Here I have a cake that is gluten free, dairy free, egg free, vegan and with no added sugar. Does it taste like cardboard? No, it’s a deliciously rich, flavoursome loaf cake. Oh and it’s not entirely saintly, as it does incorporate a splash (or three) of rum.
The date and rum banana loaf is a joy, easy to make and a pleasure to eat. Its only downside is it’s not the cheapest cake but worth every penny if you, or any of you’re nearest and dearest are frequently deprived of the joy of cake, due to dietary restrictions. It’s also a flexible kind of cake. You could swap some of the raisins for cranberries or chopped dried apricots or swap the walnuts for pecans. You can serve it plain and unadorned but if you want to dress it up, add a frosting made from date syrup and coconut oil and top with walnuts and dried banana chips.
Here’s the recipe.
DATE AND RUM BANANA LOAF
25Og pitted dates
2 bananas (about 160g in weight)
100g walnuts, roughly chopped
2 tsp mixed spice
2 tsp gluten free baking powder
100g fine polenta
2 tbsp chia seeds
3 tbsp rum
3 tbsp Coconut oil
180 ml date syrup
Heat oven to 180c /fan 160c/gas mark 4. Line a 2lb loaf tin with a liner or lightly greased parchment paper.
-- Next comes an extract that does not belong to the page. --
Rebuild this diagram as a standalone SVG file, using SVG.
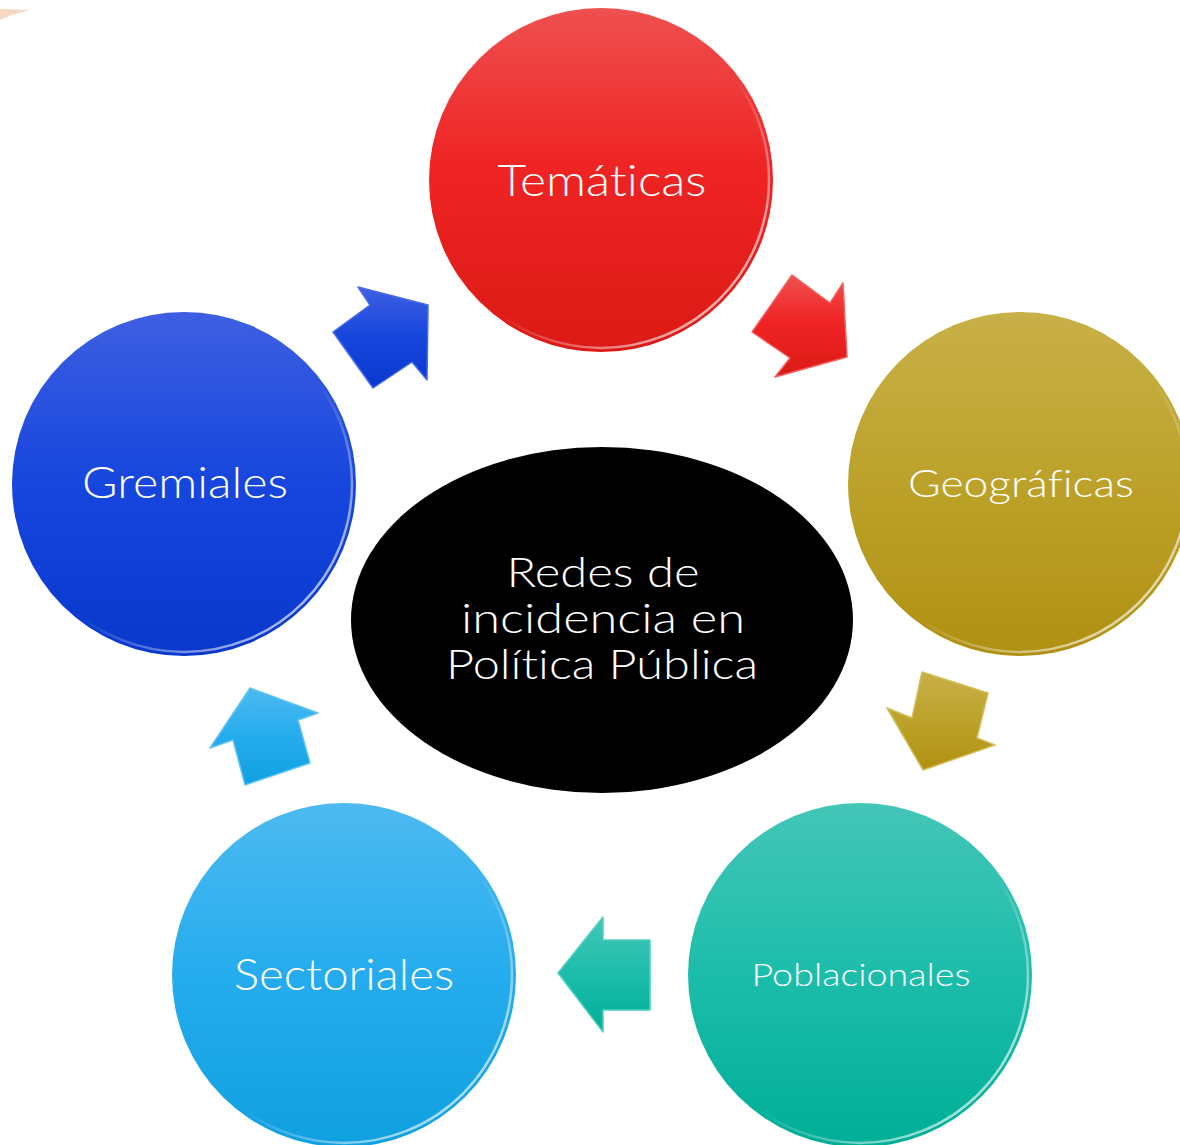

Grind chia seeds with a pestle or mortar or in a spice grinder or food processor. Place in a small bowl and 6 tbsps of water. Stir and then leave in fridge for 15 minutes.
Put dates into a small saucepan with 200ml boiling water and simmer for 5 minutes. Drain liquid into a jug and then whizz dates with bananas and 100ml of date liquid until smooth.
Mix the polenta, chopped walnuts, dried fruit, mixed spice and baking powder in a bowl, then fold in the date puree, rum and chia seed mixture.
Put the mixture into the prepared loaf tin and bake for 1 hour until golden. Do keep an eye out that it doesn’t catch and darken too much. To check the cake is cooked through, insert a skewer and it should come out free of crumbs.
To make the frosting, gently warm the coconut oil in a pan and then stir in date syrup.